** Begin Provided material **

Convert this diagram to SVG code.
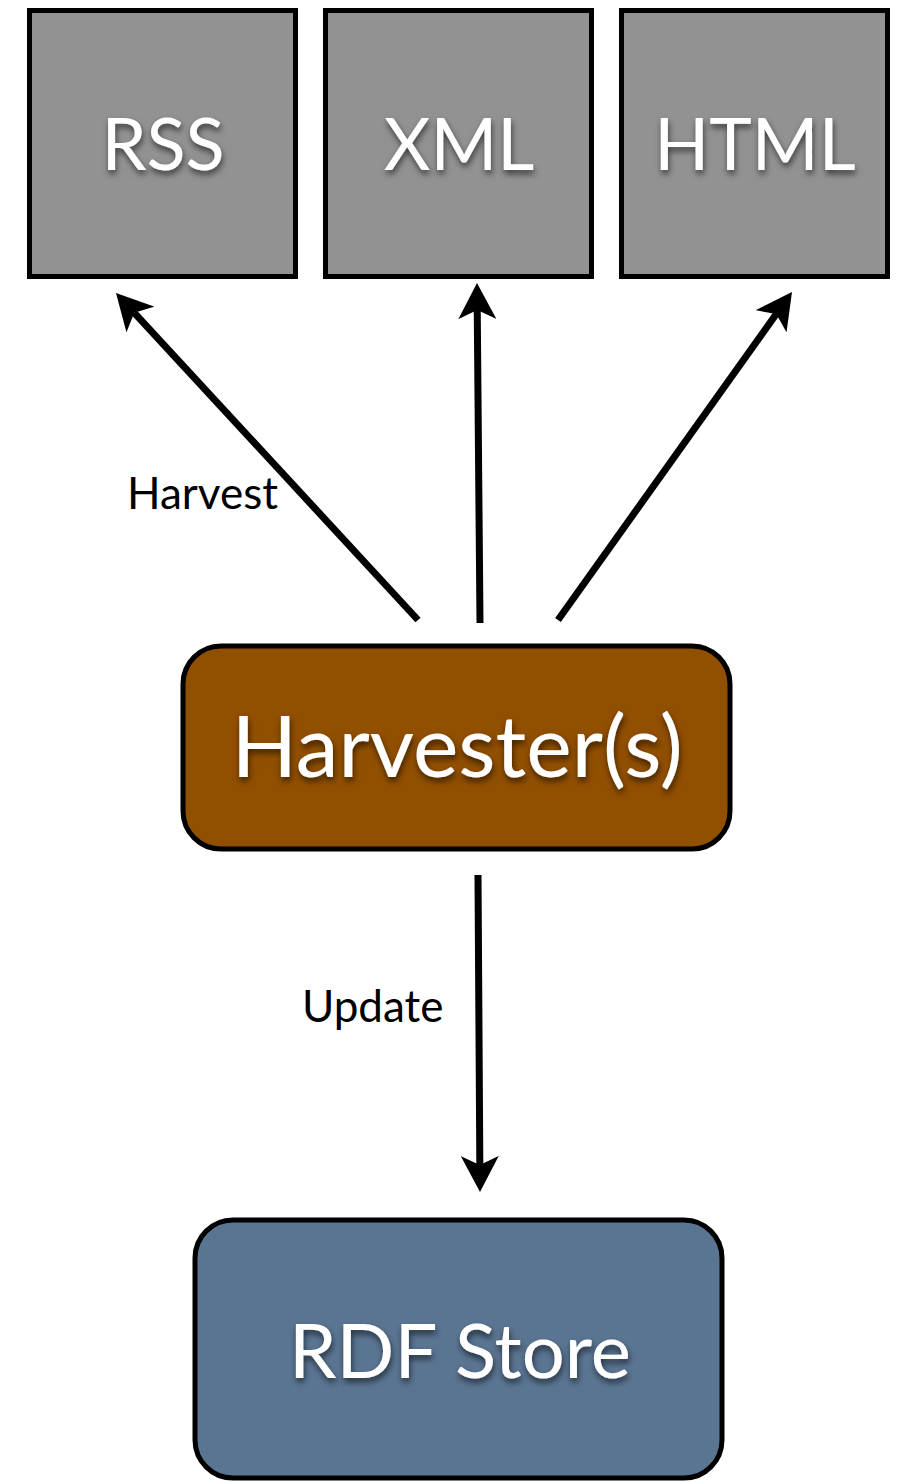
<svg xmlns="http://www.w3.org/2000/svg" width="900" height="1482" viewBox="0 0 900 1482">
<style>
.src{fill:#929292;stroke:#000;stroke-width:5}
.big{font-family:Lato,"Open Sans",sans-serif;fill:#fff;text-anchor:middle;filter:url(#sh)}
.lbl{font-family:Lato,"Open Sans",sans-serif;fill:#000;font-size:44px}
.conn{stroke:#000;stroke-width:7;fill:none;marker-end:url(#ah)}
</style>
<defs>
<filter id="sh" x="-20%" y="-30%" width="140%" height="160%">
<feDropShadow dx="1" dy="4" stdDeviation="3" flood-color="#000" flood-opacity="0.6"/>
</filter>
<marker id="ah" viewBox="0 0 36 38" refX="9" refY="19" markerWidth="36" markerHeight="38" markerUnits="userSpaceOnUse" orient="auto">
<path d="M36,19 L0,0 L9,19 L0,38 Z" fill="#000"/>
</marker>
</defs>
<g id="rss"><rect class="src" x="29.5" y="10.5" width="266" height="266"/><text class="big" x="163" y="170" font-size="72">RSS</text></g>
<g id="xml"><rect class="src" x="325.5" y="10.5" width="266" height="266"/><text class="big" x="459" y="170" font-size="72">XML</text></g>
<g id="html"><rect class="src" x="621.5" y="10.5" width="266" height="266"/><text class="big" x="755" y="170" font-size="72">HTML</text></g>
<g id="harvester"><rect x="183" y="646" width="547" height="203" rx="38" fill="#914f00" stroke="#000" stroke-width="5"/><text class="big" x="457" y="777" font-size="86">Harvester(s)</text></g>
<g id="rdf"><rect x="195" y="1220" width="527" height="258" rx="38" fill="#5a7592" stroke="#000" stroke-width="5"/><text class="big" x="460" y="1378" font-size="76">RDF Store</text></g>
<g id="connectors">
<line class="conn" x1="418" y1="620" x2="134.3" y2="312.8"/>
<line class="conn" x1="480" y1="623" x2="477.24" y2="310"/>
<line class="conn" x1="558" y1="620" x2="776.3" y2="314"/>
<line class="conn" x1="478" y1="875" x2="479.83" y2="1165"/>
<text class="lbl" x="127" y="509">Harvest</text>
<text class="lbl" x="302" y="1022">Update</text>
</g>
</svg>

** End Provided material **

_Exercise task_
Transcribe the material exactly, keeping every word and none of the pictures.

_Solution to the exercise_
Convert this diagram to SVG code.
<svg xmlns="http://www.w3.org/2000/svg" width="900" height="1482" viewBox="0 0 900 1482">
<style>
.src{fill:#929292;stroke:#000;stroke-width:5}
.big{font-family:Lato,"Open Sans",sans-serif;fill:#fff;text-anchor:middle;filter:url(#sh)}
.lbl{font-family:Lato,"Open Sans",sans-serif;fill:#000;font-size:44px}
.conn{stroke:#000;stroke-width:7;fill:none;marker-end:url(#ah)}
</style>
<defs>
<filter id="sh" x="-20%" y="-30%" width="140%" height="160%">
<feDropShadow dx="1" dy="4" stdDeviation="3" flood-color="#000" flood-opacity="0.6"/>
</filter>
<marker id="ah" viewBox="0 0 36 38" refX="9" refY="19" markerWidth="36" markerHeight="38" markerUnits="userSpaceOnUse" orient="auto">
<path d="M36,19 L0,0 L9,19 L0,38 Z" fill="#000"/>
</marker>
</defs>
<g id="rss"><rect class="src" x="29.5" y="10.5" width="266" height="266"/><text class="big" x="163" y="170" font-size="72">RSS</text></g>
<g id="xml"><rect class="src" x="325.5" y="10.5" width="266" height="266"/><text class="big" x="459" y="170" font-size="72">XML</text></g>
<g id="html"><rect class="src" x="621.5" y="10.5" width="266" height="266"/><text class="big" x="755" y="170" font-size="72">HTML</text></g>
<g id="harvester"><rect x="183" y="646" width="547" height="203" rx="38" fill="#914f00" stroke="#000" stroke-width="5"/><text class="big" x="457" y="777" font-size="86">Harvester(s)</text></g>
<g id="rdf"><rect x="195" y="1220" width="527" height="258" rx="38" fill="#5a7592" stroke="#000" stroke-width="5"/><text class="big" x="460" y="1378" font-size="76">RDF Store</text></g>
<g id="connectors">
<line class="conn" x1="418" y1="620" x2="134.3" y2="312.8"/>
<line class="conn" x1="480" y1="623" x2="477.24" y2="310"/>
<line class="conn" x1="558" y1="620" x2="776.3" y2="314"/>
<line class="conn" x1="478" y1="875" x2="479.83" y2="1165"/>
<text class="lbl" x="127" y="509">Harvest</text>
<text class="lbl" x="302" y="1022">Update</text>
</g>
</svg>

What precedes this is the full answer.